Obat ini mengubah keadaan penderita dan sering menyembuhkan fistula. Tetapi obat ini sering tidak memberikan keuntungan selama 3-6 bulan dan bisa menyebabkan efek samping yang serius. Oleh karena itu, diperlukan pengawasan yang ketat terhadap kemungkinan terjadinya alergi, peradangan pankreas (pankreatitis) dan penurunan jumlah sel darah putih.
Diet (2,6)
Formula diet yang ketat, dimana masing-masing komponen gizinya diukur dengan tepat, bisa memperbaiki penyumbatan usus atau fistula, minimal untuk waktu yang singkat dan juga dapat membantu pertumbuhan anak-anak. Diet ini bisa dicoba sebelum pembedahan atau bersamaan dengan pembedahan. Untuk mencegah iritasi anus, diberikan multiselulosa atau preparat psilium yang akan melunakan tinja.
Surgikal (2,4,6,7)
Indikasi intervensi surgikal biasanya bila terjadi komplikasi atau terapi konservatif gagal. Bila usus tersumbat atau bila abses atau fistula tidak menyembuh, mungkin dibutuhkan pembedahan. Pembedahan untuk mengangkat bagian usus yang terkena dapat meringankan gejala namun tidak menyembuhkan penyakitnya. peradangan cenderung kambuh di daerah sambungan usus yang tertinggal. Pada hampir 50% kasus, diperlukan pembedahan kedua. Karena itu, pembedahan dilakukan bila timbul komplikasi atau terjadi kegagalan terapi dengan obat.
G. Komplikasi (2)
Dalam perjalanan penyakit crohn dapat terjadi komplikasi sebagai berikut :
1. Perforasi usus.
2. Terjadinya stenosis usus akibat proses fibrosis.
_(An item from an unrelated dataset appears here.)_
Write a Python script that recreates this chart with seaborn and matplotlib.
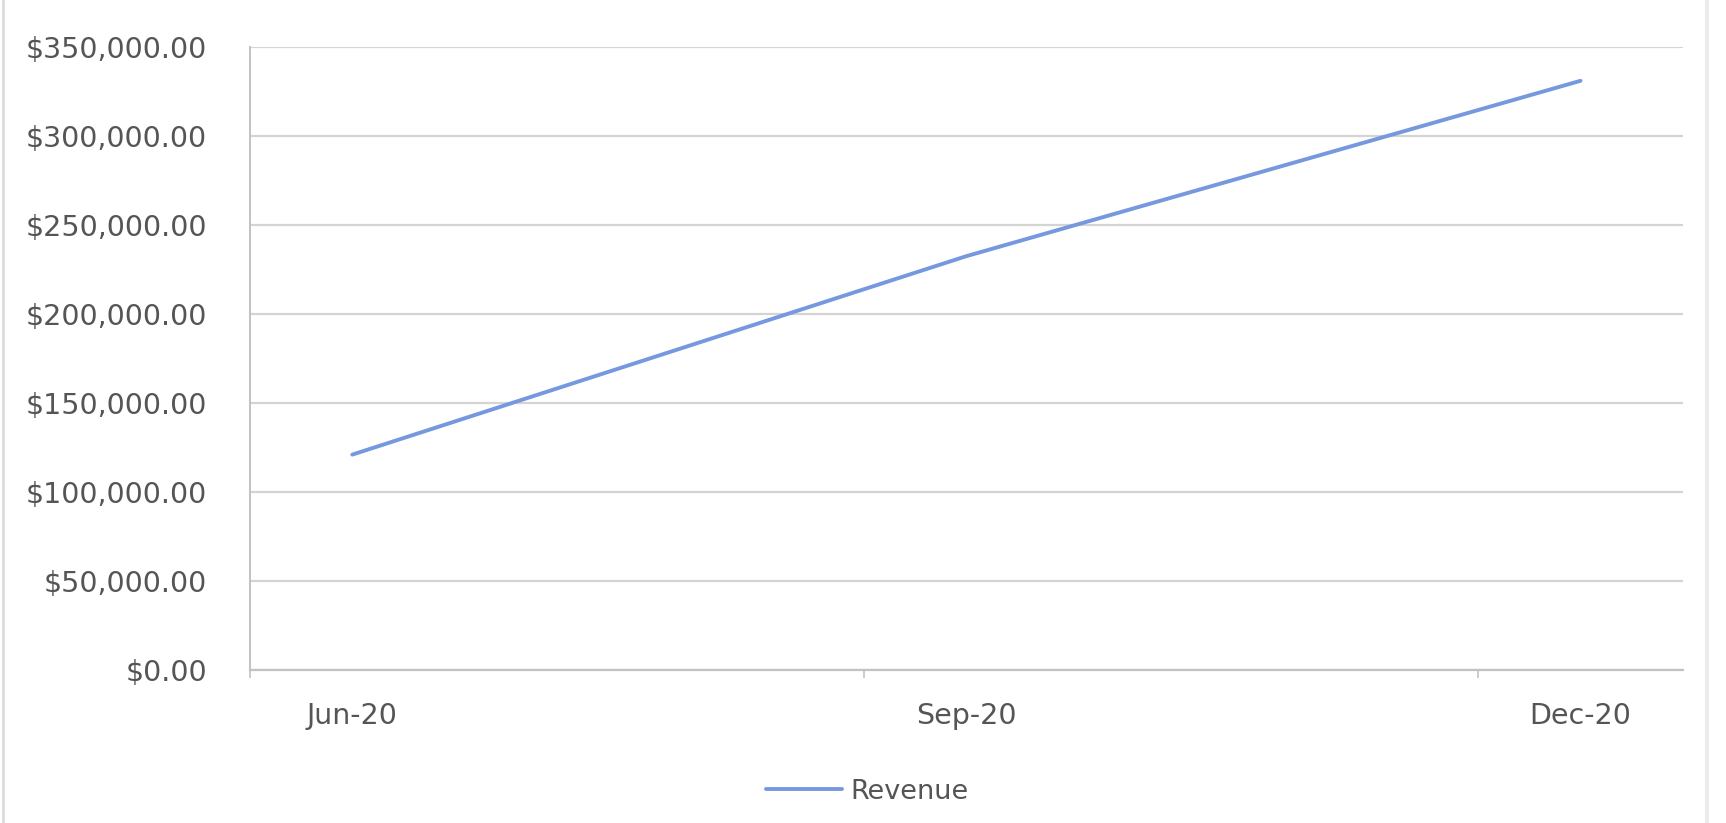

3. Perdarahan saluran cerna.
4. Degenerasi maligna (kanker)
Diperkirakan risiko terjadinya kanker pada penyakit crohn lebih kurang 13% setelah 20 tahun menderita.
H. Prognosis (6)
Beberapa penderita sembuh total setelah suatu serangan yang mengenai usus halus. tetapi penyakit crohn biasanya muncul lagi dengan selang waktu tidak teratur sepanjang hidup penderita. Kekambuhan ini bisa bersifat ringan atau berat, bisa sebentar atau lama.
Mengapa gejalanya datang dan pergi dan apa yang memicu episode baru atau yang menentukan keganasannya tidak diketahui. Peradangan cenderung berulang pada daerah usus yang sama, namun bisa menyebar pada daerah lain setelah daerah yang pernah terkena diangkat melalui pembedahan.
Penyakit crohn biasanya tidak berakibat fatal. tetapi beberapa penderita meninggal karena kanker saluran pencernaan yang timbul pada penyakit crohn yang menahun.
DAFTAR PUSTAKA
1. Bisono, Pusponegoro AD; Usus Halus, Apendiks, Kolon dan Anorektum. Dalam : Syamsuhidajat R, Jong WD ed Buku Ajar Ilmu Bedah, Jakarta, Penerbit Buku Kedokteran EGC, 1997, hal 855-857.
2. Djojoningrat Dharmika; Inflamatory Bowel Disease, Suyono Slamet, Ilmu Penyakit Dalam, Jakarta : Balai Penerbit FKUI, 2001 hal 231-235.
3. Martoprawiro Soekamto, Soeparman, Gunawan R; Traktus Gastrointestinalis, Dalam : Rabbins, Kumar ed Buku Ajar Patologi II, Jakarta, Penerbit Buku Kedokteran EGC, 1995, hal 258-262.
4. Wilson Lorraine M, Lester Lula B, Usus Kecil. Dlaam Price Sylvia Wilson Lorraine M ed Patofisiologi Konsep Klinis Proses-proses Penyakit, Jakarta, Penerbit Buku Kedokteran EGC, 1997, hal 399-401.
5. Saver E.W. Introduction. Naskah Burn Symposium and workshop, Jakarta : Sub Bagian Bedah Digesty. Bagian Ilmu Bedah, FKUI, 1997, hal 25-28.